A woman who was tortured in one of China’s notorious Uyghur detention camps has launched a blistering attack on [UK Prime Minister} Sir Keir Starmer, accusing him of “disrespecting human rights” by approving plans for a Chinese mega-embassy in London.

Sayragul Sauytbay, an ethnic Kazakh who says she witnessed serious abuses when she was forced to work in one of China’s Xinjiang internment camps, accused the British prime minister of prioritising economic and political gain over international law.

“The recent activities of the current UK government have left us in deep anguish and fear,” she said, adding that Britain has “no right to speak about freedom and democracy” given its efforts to strengthen its relationship with President Xi Jinping’s government.

The activist, who is based in Sweden, now serves as the vice president of East Turkestan’s government-in-exile. In 2020, she led a complaint in the International Criminal Court (ICC) accusing Chinese officials of genocide and crimes against humanity, after fleeing China in 2018.

Speaking to The Independent, she detailed grave abuses in Chinese internment camps and recalled the horrors of the so-called “black room” in which detainees were tortured.

In the middle of the night in January 2017, Ms Sauytbay was detained for the first time by authorities in Xinjiang, an autonomous territory known as East Turkestan by several Turkic ethnic minority groups, including Uyghurs and Kazakhs.

She says she was interrogated on the basis that she had family in Kazakhstan, after her husband and two children had emigrated and gained Kazakh citizenship a year earlier.

At the camp, Ms Sauytbay says she witnessed horrific abuse of detainees.

“They engage in all forms of torture against the detainees, including both psychological and physical torture,” she said. “They routinely rape women. I’ve witnessed gang rapes as well with my own eyes.”

She says that a “black room” existed in the camp: a dark cell without any cameras where detention guards carried out torture against the detainees away from view.

“You can’t talk, you can’t cry, you can’t smile – even as an instructor, you can’t speak with the detainees unless it’s about teaching them,” she recalled.

When one batch of new detainees arrived, an elderly Kazakh woman ran to Ms Sauytbay crying. She hugged her, and told her she had committed no crimes. She was tortured as a result of the exchange.

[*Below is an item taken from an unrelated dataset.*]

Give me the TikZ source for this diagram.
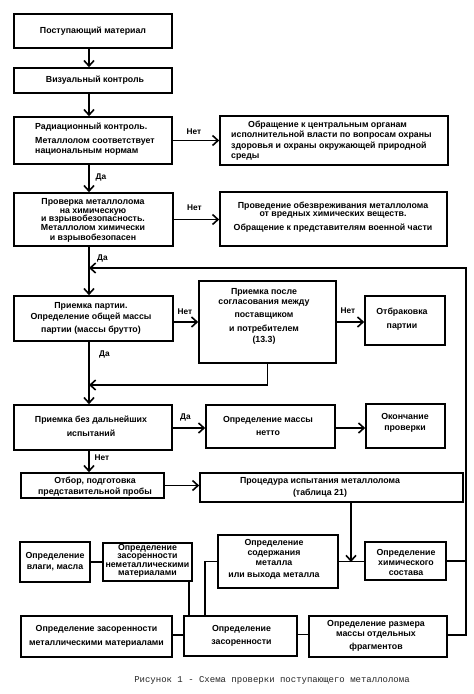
\documentclass[tikz,border=0pt]{standalone}
\usepackage{fontspec}
\setmainfont{Liberation Sans}
\newfontfamily\capfont{Liberation Mono}
\usetikzlibrary{arrows.meta}
\begin{document}
\begin{tikzpicture}[x=1pt,y=-1pt,
  box/.style={draw, line width=1.6pt, inner sep=0pt, fill=white},
  txt/.style={font=\fontsize{8.8}{10.5}\selectfont\bfseries, align=center, inner sep=0pt},
  lbl/.style={font=\fontsize{8.3}{9}\selectfont\bfseries, inner sep=0pt},
  con/.style={line width=1.6pt},
  arr/.style={line width=1.6pt, -{Straight Barb[length=5.5pt,width=10pt,line width=1.6pt]}}]
\fill[white] (0,0) rectangle (474,694);
\useasboundingbox (0,0) rectangle (474,694);
% column and junction coordinates
\coordinate (col) at (89,0);
\coordinate (fbR) at (466,268);
\coordinate (m5) at (267.5,385);
\coordinate (jn) at (351,562);
\coordinate (c8) at (205,0);
\coordinate (c13) at (189,0);
% boxes
\node[box, minimum width=158, minimum height=34] (b1) at (93,31) {};
\node[box, minimum width=158, minimum height=25] (b2) at (93,80.5) {};
\node[box, minimum width=158, minimum height=47] (b3) at (93,140.5) {};
\node[box, minimum width=228, minimum height=49] (b3r) at (334,140.5) {};
\node[box, minimum width=159, minimum height=53] (b4) at (93.5,219.5) {};
\node[box, minimum width=227, minimum height=54] (b4r) at (333.5,219) {};
\node[box, minimum width=159, minimum height=45] (b5) at (93.5,318.5) {};
\node[box, minimum width=137, minimum height=82] (b5m) at (267.5,322) {};
\node[box, minimum width=80, minimum height=49] (b5r) at (405,320.5) {};
\node[box, minimum width=158, minimum height=45] (b6) at (93,427.5) {};
\node[box, minimum width=129, minimum height=43] (b6m) at (270.5,426.5) {};
\node[box, minimum width=79, minimum height=44] (b6r) at (405.5,426) {};
\node[box, minimum width=143, minimum height=25] (b7) at (92.5,485.5) {};
\node[box, minimum width=263, minimum height=29] (b7r) at (331.5,487.5) {};
\node[box, minimum width=120, minimum height=53] (b8) at (278,561.5) {};
\node[box, minimum width=81, minimum height=38] (b9) at (405.5,561) {};
\node[box, minimum width=113, minimum height=40] (b10) at (240.5,636) {};
\node[box, minimum width=138, minimum height=41] (b11) at (378,636.5) {};
\node[box, minimum width=70, minimum height=40] (b12) at (55,562) {};
\node[box, minimum width=89, minimum height=38] (b13) at (147.5,562) {};
\node[box, minimum width=151, minimum height=41] (b14) at (96.5,636.5) {};
% texts
\node[txt] (t1) at (93,31) {Поступающий материал};
\node[txt] (t2) at (95,80.5) {Визуальный контроль};
\node[txt, align=left, anchor=west] (t3) at (35,139.5) {Радиационный контроль.\\[3pt] Металлолом соответствует\\ национальным нормам};
\node[txt, align=left, anchor=west] (t3r) at (231,140.5) {\hspace*{17pt}Обращение к центральным органам\\ исполнительной власти по вопросам охраны\\ здоровья и охраны окружающей природной\\ среды};
\node[txt] (t4) at (93,220.5) {Проверка металлолома\\[-1.5pt] на химическую\\[-2pt] и взрывобезопасность.\\[-2pt] Металлолом химически\\[0pt] и взрывобезопасен};
\node[txt] (t4r) at (333,217) {Проведение обезвреживания металлолома\\[-2pt] от вредных химических веществ.\\[3.5pt] Обращение к представителям военной части};
\node[txt] (t5) at (91,318) {Приемка партии.\\[0.5pt] Определение общей массы\\[2.5pt] партии (массы брутто)};
\node[txt] (t5m) at (264,316) {Приемка после\\[-0.5pt] согласования между\\[2.5pt] поставщиком\\[3.5pt] и потребителем\\[0.5pt] (13.3)};
\node[txt] (t5r) at (402,319) {Отбраковка\\[3.5pt] партии};
\node[txt] (t6) at (91,426) {Приемка без дальнейших\\[3.5pt] испытаний};
\node[txt] (t6m) at (268,425.5) {Определение массы\\[2.5pt] нетто};
\node[txt] (t6r) at (405,422.5) {Окончание\\[0.5pt] проверки};
\node[txt] (t7) at (95,486.5) {Отбор, подготовка\\ представительной пробы};
\node[txt] (t7r) at (320,487) {Процедура испытания металлолома\\[1.5pt] (таблица 21)};
\node[txt] (t8) at (274,559) {Определение\\[-0.5pt] содержания\\[-0.5pt] металла\\[1.5pt] или выхода металла};
\node[txt] (t9) at (406,562) {Определение\\[-0.5pt] химического\\[-0.5pt] состава};
\node[txt] (t10) at (241.5,635.5) {Определение\\[2.5pt] засоренности};
\node[txt] (t11) at (376,635.5) {Определение размера\\[-0.5pt] массы отдельных\\[2.5pt] фрагментов};
\node[txt] (t12) at (55,561.5) {Определение\\[0.5pt] влаги, масла};
\node[txt] (t13) at (147.5,561) {Определение\\[-2pt] засоренности\\[-2pt] неметаллическими\\[-2pt] материалами};
\node[txt] (t14) at (96.5,636) {Определение засоренности\\[3.5pt] металлическими материалами};
% branch labels
\node[lbl] (n1) at (194,132) {Нет};
\node[lbl] (d1) at (101,177) {Да};
\node[lbl] (n2) at (194.5,208) {Нет};
\node[lbl] (d2) at (102.5,258) {Да};
\node[lbl] (n3) at (185,312) {Нет};
\node[lbl] (n4) at (348,311) {Нет};
\node[lbl] (d3) at (104.5,354) {Да};
\node[lbl] (d4) at (185.5,417) {Да};
\node[lbl] (n5) at (102,458) {Нет};
% connectors
\draw[arr] (b1.south -| col) -- (b2.north -| col);
\draw[arr] (b2.south -| col) -- (b3.north -| col);
\draw[arr] (b3.east) -- (b3.east -| b3r.west);
\draw[arr] (b3.south -| col) -- (b4.north -| col);
\draw[arr] (b4.east) -- (b4.east -| b4r.west);
\draw[arr] (b4.south -| col) -- (b5.north -| col);
\draw[arr] (b5m.west -| b5.east) -- (b5m.west);
\draw[arr] (b5m.east) -- (b5m.east -| b5r.west);
\draw[arr] (b5m.south) -- (m5) -- (m5 -| col);
\draw[arr] (b5.south -| col) -- (b6.north -| col);
\draw[arr] ([yshift=-1.5pt]b6m.west -| b6.east) -- ([yshift=-1.5pt]b6m.west);
\draw[arr] ([yshift=-1.5pt]b6m.east) -- ([yshift=-1.5pt]b6m.east -| b6r.west);
\draw[arr] (b6.south -| col) -- (b7.north -| col);
\draw[arr] (b7.east) -- (b7.east -| b7r.west);
\draw[arr] (b7r.south -| jn) -- (jn);
\draw[con] (b8.east) -- (b8.east -| b9.west);
\draw[con] (b9.east) -- (b9.east -| fbR);
\draw[arr] ([yshift=1.5pt]b11.east) -| (fbR) -- (fbR -| col);
\draw[con] (b8.west) -| (b10.north -| c8);
\draw[con] (b13.south -| c13) -- (b10.north -| c13);
\draw[con] (b12.east) -- (b12.east -| b13.west);
\draw[con] ([yshift=1.5pt]b14.east) -- ([yshift=1.5pt]b14.east -| b10.west);
\draw[con] ([yshift=1.5pt]b10.east) -- ([yshift=1.5pt]b10.east -| b11.west);
% caption
\node[font=\capfont\fontsize{9}{10}\selectfont, text=black!85, inner sep=0pt] (cap) at (272,680) {Рисунок 1 - Схема проверки поступающего металлолома};
\end{tikzpicture}
\end{document}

“For several hours, they made me sit in the electric chair. They beat me. I thought I was going to die. Then, after they beat me up, I fainted. I woke up at 6am to the signal of the wake-up alarm of the camp, and pinched myself to see if I was just dreaming or if I was alive.”

Rape, she added, was a “very common occurrence” in the camp, with prison guards taking “whichever woman that they like”.

‘The UK is hypocritical’

Kazakhs and Uyghurs, Ms Sauytbay said, once looked to the United Kingdom for “hope and help”.

But in recent months, Downing Street has sought to repair the tense relationship between UK and China – despite Beijing’s human rights record and its alliances with Russia and Iran.

The prime minister advocated for a “more sophisticated” relationship with the Chinese government as he paid a landmark visit to Beijing in January, stressing the financial benefits of an improved relationship with the world’s second-largest economy.

Days before the visit, the UK had approved a controversial plan for a Chinese mega-embassy in London, criticised by many as a risk to national security.

Following a near-six-month stint in one of the detention camps, Ms Sauytbay was officially dismissed from her role at the kindergartens.

It was only a matter of days before the Chinese authorities returned to her door. Again, she was detained and interrogated in the middle of the night and told she would return to the camps for three years to be “re-educated”.

Ms Sauytbay fled for Sweden, where she now resides after being granted asylum. She is 4,500km from home - but does not feel she has truly broken free from the threat posed by the Chinese government.

“I don’t feel that I’m 100 per cent safe,” she said. “The CCP has a long reach. It has agents in all these countries. It’s able to use its influence and soft power to get its way and intimidate and silence people.

“The CCP’s increasing influence in democratic nations is not only a threat to the security of those nations, but it’s a threat to democracy, and it’s a very serious issue that needs to be confronted.”